#### GIVEN RECORDS:
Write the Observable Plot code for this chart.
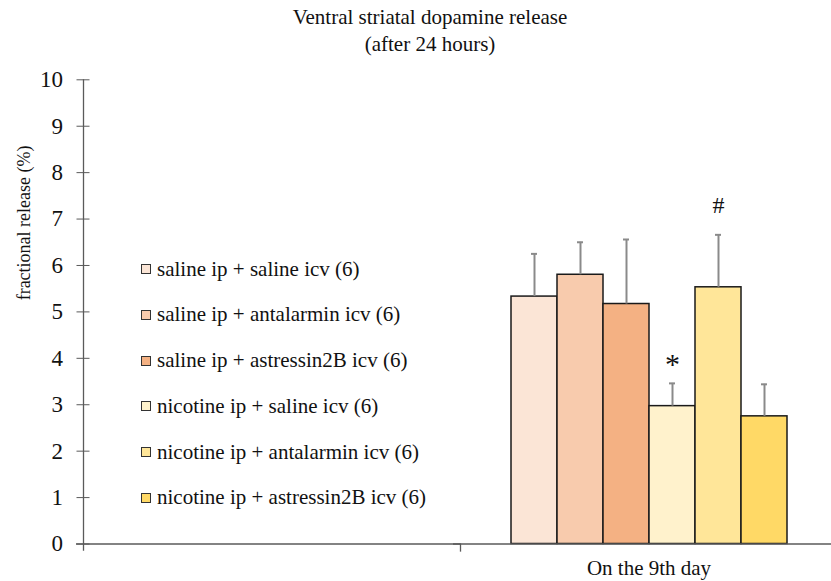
<!DOCTYPE html>
<html><head><meta charset="utf-8">
<script src="https://cdn.jsdelivr.net/npm/d3@7"></script>
<script src="https://cdn.jsdelivr.net/npm/@observablehq/plot@0.6"></script>
<style>
body{margin:0;background:#fff;font-family:"Liberation Serif","Times New Roman",serif;color:#111;}
#wrap{position:relative;width:831px;height:581px;overflow:hidden;}
#title{height:56px;box-sizing:border-box;padding-top:4px;padding-left:29px;text-align:center;font-size:21px;line-height:27px;}
#legend{position:absolute;left:141px;top:246.4px;font-size:21px;}
.row{height:45.74px;display:flex;align-items:center;white-space:nowrap;}
.sw{width:8px;height:8px;border:1px solid #333;margin-right:6px;flex:none;}
#chart svg{max-width:none !important;}
</style></head><body>
<div id="wrap">
<div id="title">Ventral striatal dopamine release<br>(after 24 hours)</div>
<div id="chart"></div>
<div id="legend"></div>
</div>
<script>
const groups = [
  "saline ip + saline icv (6)",
  "saline ip + antalarmin icv (6)",
  "saline ip + astressin2B icv (6)",
  "nicotine ip + saline icv (6)",
  "nicotine ip + antalarmin icv (6)",
  "nicotine ip + astressin2B icv (6)"
];
const means = [5.33, 5.80, 5.17, 2.97, 5.53, 2.75];
const sems = [0.92, 0.70, 1.39, 0.49, 1.13, 0.69];
const colors = ["#FBE5D6", "#F8CBAD", "#F4B183", "#FFF2CC", "#FFE699", "#FFD966"];
const days = ["", "On the 9th day"];
const dayLabel = "On the 9th day";
const yTicks = [0, 1, 2, 3, 4, 5, 6, 7, 8, 9, 10];
const starGroup = groups[3];
const hashGroup = groups[4];
const yLabel = "fractional release (%)";

const data = groups.map((g, i) => ({day: dayLabel, group: g, mean: means[i], sem: sems[i], top: means[i] + sems[i]}));
const axisColor = "#5a5a5a";

const chart = Plot.plot({
  width: 837, height: 525,
  marginLeft: 82, marginRight: 0, marginTop: 23.3, marginBottom: 37.5,
  style: {fontFamily: "Liberation Serif, Times New Roman, serif", fontSize: "21px", background: "white", color: "#111", overflow: "visible", maxWidth: "none"},
  fx: {domain: days, padding: 0, axis: null, label: null},
  x: {domain: groups, paddingInner: 0, paddingOuter: 1.09, axis: null},
  y: {domain: [0, 10], axis: null},
  color: {domain: groups, range: colors},
  marks: [
    Plot.barY(data, {fx: "day", x: "group", y: "mean", fill: "group", stroke: "#1a1a1a", strokeWidth: 1.5}),
    Plot.ruleX(data, {fx: "day", x: "group", y1: "mean", y2: "top", stroke: "#8a8a8a", strokeWidth: 2}),
    Plot.tickY(data, {fx: "day", x: "group", y: "top", stroke: "#8a8a8a", strokeWidth: 2, insetLeft: 20, insetRight: 20}),
    Plot.text(data.filter(d => d.group === starGroup), {fx: "day", x: "group", y: "top", text: () => "*", dy: -19, fontSize: 30}),
    Plot.text(data.filter(d => d.group === hashGroup), {fx: "day", x: "group", y: "top", text: () => "#", dy: -30, fontSize: 24}),
    Plot.frame({anchor: "left", fx: () => "", insetBottom: -6, stroke: axisColor, strokeWidth: 1.3}),
    Plot.frame({anchor: "left", fx: () => dayLabel, insetTop: 464.2, insetBottom: -7, stroke: axisColor, strokeWidth: 1.3}),
    Plot.ruleY([0], {insetLeft: -7, stroke: axisColor, strokeWidth: 1.3}),
    Plot.axisY(yTicks, {fx: () => "", tickSize: 13, tickPadding: 14, dx: 6.5, tickFormat: d => d, stroke: axisColor, fontSize: 23, label: null}),
    Plot.axisFx({anchor: "bottom", tickSize: 0, tickPadding: 16, fontSize: 21, label: null}),
    Plot.text([yLabel], {facet: "super", frameAnchor: "left", textAnchor: "middle", rotate: -90, dx: -59, dy: -89, fontSize: 18})
  ]
});
document.getElementById("chart").appendChild(chart);

const legend = d3.select("#legend");
groups.forEach((g, i) => {
  const row = legend.append("div").attr("class", "row");
  row.append("div").attr("class", "sw").style("background", colors[i]);
  row.append("span").text(g);
});
</script>
</body></html>
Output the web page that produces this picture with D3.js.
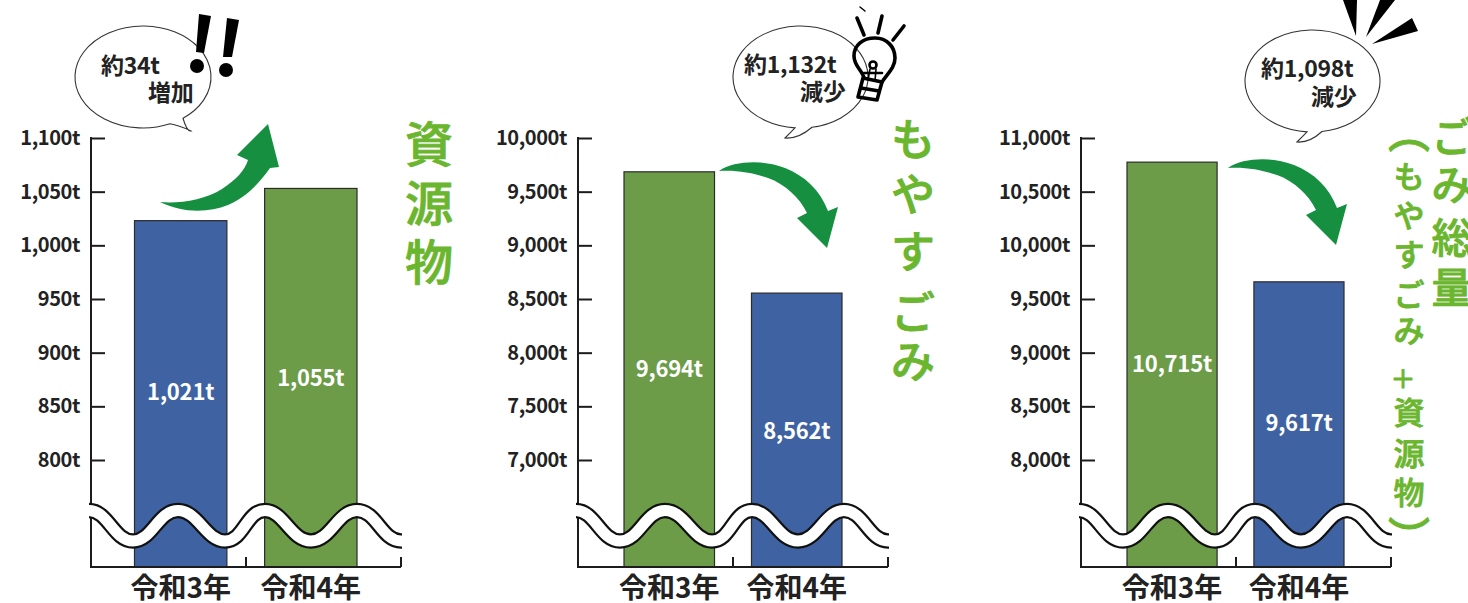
<!DOCTYPE html>
<html lang="ja">
<head>
<meta charset="utf-8">
<script src="https://cdn.jsdelivr.net/npm/d3@7"></script>
<style>
  html, body { margin: 0; padding: 0; background: #fff; overflow: hidden; }
  text { font-family: "Noto Sans CJK JP", "Noto Sans", sans-serif; }
  .tick text { fill: #222; }
</style>
</head>
<body>
<div id="chart"></div>
<script>
// --- Data ---
const categories = ["令和3年", "令和4年"];

// bar heights as drawn against the axis (the artwork is not quite to scale with its labels)
const shigenBars = [1023, 1053];
const moyasuBars = [9685, 8555];
const totalBars = [10775, 9660];

const shigenLabels = ["1,021t", "1,055t"];
const moyasuLabels = ["9,694t", "8,562t"];
const totalLabels = ["10,715t", "9,617t"];

const shigenTicks = [800, 850, 900, 950, 1000, 1050, 1100];
const moyasuTicks = [7000, 7500, 8000, 8500, 9000, 9500, 10000];
const totalTicks = [8000, 8500, 9000, 9500, 10000, 10500, 11000];

const bubbleLines = [
  ["約34t", "増加"],
  ["約1,132t", "減少"],
  ["約1,098t", "減少"]
];

const blue = "#3f63a2";
const green = "#6c9c48";
const titleGreen = "#6ab62e";
const arrowGreen = "#12903f";

// --- Layout ---
const width = 1468;
const height = 603;
const plotTop = 138;
const tick800 = 460;
const plotBottom = 567;

const panels = [
  { bars: shigenBars, labels: shigenLabels, ticks: shigenTicks, axisX: 91, barL: 134.5, barR: 357,
    colors: [blue, green], labelY: [392, 378] },
  { bars: moyasuBars, labels: moyasuLabels, ticks: moyasuTicks, axisX: 578, barL: 624, barR: 842,
    colors: [green, blue], labelY: [369, 431] },
  { bars: totalBars, labels: totalLabels, ticks: totalTicks, axisX: 1081, barL: 1127, barR: 1344,
    colors: [green, blue], labelY: [364, 423] }
];

const svg = d3.select("#chart")
  .append("svg")
  .attr("width", width)
  .attr("height", height)
  .style("display", "block");

const defs = svg.append("defs");
defs.append("filter").attr("id", "soft")
  .append("feGaussianBlur").attr("stdDeviation", 0.7);

// centre line of the axis break, offsets from the axis line (one extra point each side, clipped)
const waveX = [-46, -2, 42, 87, 134, 174, 220, 266, 310, 354];
const waveY = [541, 510.5, 541, 510.5, 541, 510.5, 541, 510.5, 541, 510.5];
const waveLine = d3.line().curve(d3.curveCardinal.tension(-0.3));

panels.forEach((p, n) => {
  const g = svg.append("g");
  const axisW = 310;

  const yScale = d3.scaleLinear()
    .domain([p.ticks[0], p.ticks[p.ticks.length - 1]])
    .range([tick800, plotTop]);

  const xScale = d3.scaleBand()
    .domain(categories)
    .range([p.barL, p.barR])
    .paddingInner(0.29);

  // Bars
  g.selectAll(".bar")
    .data(p.bars)
    .enter()
    .append("rect")
    .attr("class", "bar")
    .attr("x", (d, i) => xScale(categories[i]))
    .attr("y", d => yScale(d))
    .attr("width", xScale.bandwidth())
    .attr("height", d => plotBottom - yScale(d))
    .attr("fill", (d, i) => p.colors[i])
    .attr("stroke", "#2b2b2b")
    .attr("stroke-width", 1.2);

  // Y axis
  const yAxis = g.append("g")
    .attr("transform", `translate(${p.axisX},0)`)
    .call(d3.axisLeft(yScale)
      .tickValues(p.ticks)
      .tickSize(-14)
      .tickPadding(11)
      .tickFormat(d => d3.format(",")(d) + "t"));
  yAxis.select(".domain").remove();
  yAxis.selectAll(".tick line").attr("stroke", "#1c1c1c").attr("stroke-width", 2);
  yAxis.selectAll("text")
    .attr("font-size", 20)
    .attr("font-weight", 700)
    .attr("letter-spacing", -0.4);

  g.append("line")
    .attr("x1", p.axisX).attr("x2", p.axisX)
    .attr("y1", plotTop - 1).attr("y2", plotBottom + 1)
    .attr("stroke", "#1c1c1c").attr("stroke-width", 2);

  // X axis line and its small upward ticks
  g.append("line")
    .attr("x1", p.axisX).attr("x2", p.axisX + axisW)
    .attr("y1", plotBottom).attr("y2", plotBottom)
    .attr("stroke", "#1c1c1c").attr("stroke-width", 2);
  g.selectAll(".xtick")
    .data([axisW / 2, axisW])
    .enter()
    .append("line")
    .attr("x1", d => p.axisX + d).attr("x2", d => p.axisX + d)
    .attr("y1", plotBottom - 10).attr("y2", plotBottom)
    .attr("stroke", "#1c1c1c").attr("stroke-width", 2);

  // Category labels
  const xAxis = g.append("g")
    .attr("transform", `translate(0,${plotBottom})`)
    .call(d3.axisBottom(xScale).tickSize(0).tickPadding(11));
  xAxis.select(".domain").remove();
  xAxis.selectAll("text")
    .attr("font-size", 28)
    .attr("font-weight", 700);

  // Values on the bars
  g.selectAll(".value")
    .data(p.labels)
    .enter()
    .append("text")
    .attr("class", "value")
    .attr("x", (d, i) => xScale(categories[i]) + xScale.bandwidth() / 2)
    .attr("y", (d, i) => p.labelY[i])
    .attr("dy", "0.35em")
    .attr("text-anchor", "middle")
    .attr("fill", "#fff")
    .attr("font-size", 22)
    .attr("font-weight", 700)
    .attr("letter-spacing", -0.2)
    .text(d => d);

  // Axis break: thick black stroke with a white stroke on top
  defs.append("clipPath").attr("id", `waveClip${n}`)
    .append("rect")
    .attr("x", p.axisX - 2)
    .attr("y", plotBottom - 80)
    .attr("width", axisW + 3)
    .attr("height", 75);

  const wave = waveLine(waveX.map((dx, i) => [p.axisX + dx, waveY[i]]));
  const waveG = g.append("g").attr("clip-path", `url(#waveClip${n})`);
  waveG.append("path").attr("d", wave).attr("fill", "none").attr("stroke", "#111").attr("stroke-width", 15.4);
  waveG.append("path").attr("d", wave).attr("fill", "none").attr("stroke", "#fff").attr("stroke-width", 11);
});

// --- Curved arrows ---
const arrowUp = "M160,202 C178,204 205,200 222,189 C236,180 245,170 248,160 L237,155 L268,124 L279,167 L270,168 " +
  "C260,182 248,196 228,205 C208,213 182,213 160,202 Z";
const arrowDown = "M719,171 C735,160 765,160 785,168 C805,176 820,190 828,211 L838,207 L827,248 L797,218 L807,213 " +
  "C800,198 785,184 768,178 C750,172 735,170 719,171 Z";

svg.append("path").attr("d", arrowUp).attr("fill", arrowGreen).attr("filter", "url(#soft)");
svg.append("path").attr("d", arrowDown).attr("fill", arrowGreen).attr("filter", "url(#soft)");
svg.append("path").attr("d", arrowDown).attr("fill", arrowGreen).attr("filter", "url(#soft)")
  .attr("transform", "translate(509,-3)");

// --- Speech bubbles ---
function bubblePath(b) {
  const onEdge = x => b.cy + b.ry * Math.sqrt(1 - ((x - b.cx) / b.rx) ** 2);
  const xa = b.tail[0], xb = b.tail[1];
  const tipX = b.tail[2], tipY = b.tail[3];
  return `M${xb},${onEdge(xb)} A${b.rx},${b.ry} 0 1 0 ${xa},${onEdge(xa)} ` +
    `Q${xa + (tipX - xa) * 0.4},${tipY - 6} ${tipX},${tipY} ` +
    `Q${(tipX + xb) / 2},${tipY + 1} ${xb},${onEdge(xb)} Z`;
}

const bubbles = [
  { cx: 143, cy: 77, rx: 68, ry: 51, tail: [170, 183, 191, 131], tx: [101, 148], ty: [74, 101] },
  { cx: 800.5, cy: 77, rx: 67.5, ry: 51, tail: [795, 812, 785, 138], tx: [744, 800], ty: [73, 100] },
  { cx: 1312.5, cy: 81, rx: 67.5, ry: 51, tail: [1307, 1322, 1297, 142], tx: [1261, 1311], ty: [77, 105] }
];

bubbles.forEach((b, i) => {
  svg.append("path")
    .attr("d", bubblePath(b))
    .attr("fill", "#fff")
    .attr("stroke", "#333")
    .attr("stroke-width", 1.1);
  svg.selectAll(null)
    .data(bubbleLines[i])
    .enter()
    .append("text")
    .attr("x", (d, j) => b.tx[j])
    .attr("y", (d, j) => b.ty[j])
    .attr("fill", "#222")
    .attr("font-size", 23)
    .attr("font-weight", 700)
    .attr("letter-spacing", -0.3)
    .text(d => d);
});

// --- Decorations ---
// "!!" on the first bubble
const bangs = svg.append("g").attr("fill", "#000");
bangs.append("path").attr("d", "M199,14 L211,16 L204,53 L196,52 Z");
bangs.append("circle").attr("cx", 197).attr("cy", 66).attr("r", 7);
bangs.append("path").attr("d", "M227,18 L239,20 L232,57 L223,57 Z");
bangs.append("circle").attr("cx", 226).attr("cy", 70).attr("r", 7);

// light bulb on the second bubble
const bulb = svg.append("g")
  .attr("fill", "none")
  .attr("stroke", "#000")
  .attr("stroke-width", 3.6)
  .attr("stroke-linecap", "round")
  .attr("stroke-linejoin", "round");
bulb.append("path").attr("d",
  "M864,78 C862,70 854,66 854,56 C854,45 863,38 875,38 C887,38 895,47 895,58 C895,68 887,74 882,82");
bulb.append("path").attr("d", "M863,78 L882,82 L877,100 L858,97 Z");
bulb.append("path").attr("d", "M861,88 L879,91");
bulb.append("circle").attr("cx", 873).attr("cy", 65).attr("r", 3.5).attr("stroke-width", 2.6);
bulb.append("path").attr("d", "M864,73 L882,73").attr("stroke-width", 2.6);
bulb.append("path").attr("d", "M870,69 L868,80 M876,69 L875,81").attr("stroke-width", 1.6);
[[857, 18, 864, 35], [882, 16, 878, 33], [904, 26, 893, 40]].forEach(r => {
  bulb.append("line").attr("x1", r[0]).attr("y1", r[1]).attr("x2", r[2]).attr("y2", r[3]);
});
bulb.append("line").attr("x1", 860).attr("y1", 7).attr("x2", 865).attr("y2", 11).attr("stroke-width", 1.5);

// spikes on the third bubble
const spikes = svg.append("g").attr("fill", "#000");
spikes.append("path").attr("d", "M1356,36 L1343,0 L1357,0 Z");
spikes.append("path").attr("d", "M1366,37 L1380,0 L1395,0 Z");
spikes.append("path").attr("d", "M1372,44 L1412,18 L1418,31 Z");

// --- Vertical green titles ---
const titles = [
  { chars: ["資", "源", "物"], x: 429, y: [145, 204, 263], size: 48 },
  { chars: ["も", "や", "す", "ご", "み"], x: 913, y: [140, 195, 252, 313, 362], size: 44 },
  { chars: ["ご", "み", "総", "量"], x: 1452, y: [137, 185, 238, 288], size: 41 },
  { chars: ["も", "や", "す", "ご", "み", "資", "源", "物"], x: 1409,
    y: [177, 216, 255, 295, 331, 413, 454, 493], size: 31 },
  { chars: ["＋"], x: 1403, y: [379], size: 25 },
  { chars: ["︵", "︶"], x: 1409, y: [133, 538], size: 42 }
];

titles.forEach(t => {
  svg.selectAll(null)
    .data(t.chars)
    .enter()
    .append("text")
    .attr("x", t.x)
    .attr("y", (d, i) => t.y[i])
    .attr("dy", "0.36em")
    .attr("text-anchor", "middle")
    .attr("fill", titleGreen)
    .attr("stroke", titleGreen)
    .attr("stroke-width", 0.8)
    .attr("stroke-linejoin", "round")
    .attr("font-size", t.size)
    .attr("font-weight", 500)
    .text(d => d);
});
</script>
</body>
</html>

#### EXERCISE TASK:
Find all lines holding the string "with" and copy them.

#### RESPONSE TO THE EXERCISE:
Output the web page that produces this picture with D3.js.
// bar heights as drawn against the axis (the artwork is not quite to scale with its labels)
  // Axis break: thick black stroke with a white stroke on top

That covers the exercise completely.